In 2007, three SRS delegates left the party and allowed the DS to form a new administration. The SRS–DSS coalition refused to cede power, leading to a chaotic situation in which both sides claimed to be the municipality's legitimate government. This situation continued until March 2008, when the Serbian government appointed a provisional council for the municipality.

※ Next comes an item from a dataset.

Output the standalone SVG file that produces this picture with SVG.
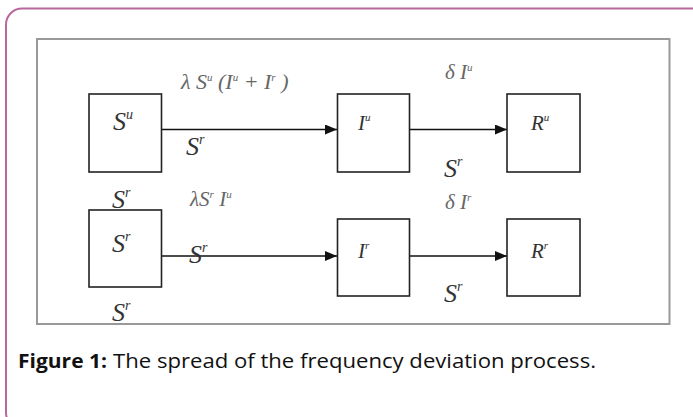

The 2008 local elections in Ruma continued the stalemate, with both the DS and the SRS winning eighteen seats, the DSS winning four, and the alliance around the Socialist Party of Serbia (SPS) winning three. Local Radical Party leader Aleksandar Martinović and Božić announced a new SRS–DSS coalition in June 2008, but it never took power; one Radical delegate mysteriously left the area, and the DSS withdrew its support. The DS subsequently tried to form its own coalition with the DSS and the SPS, but this also failed. The assembly was ultimately dissolved for a repeat election in November.

The DS and its allies won a convincing victory in the repeat vote, while the DSS–NS coalition finished third with six seats. Božić led the DSS group in the assembly for the term that followed, serving in opposition. He does not appear to have been a candidate for re-election in 2012.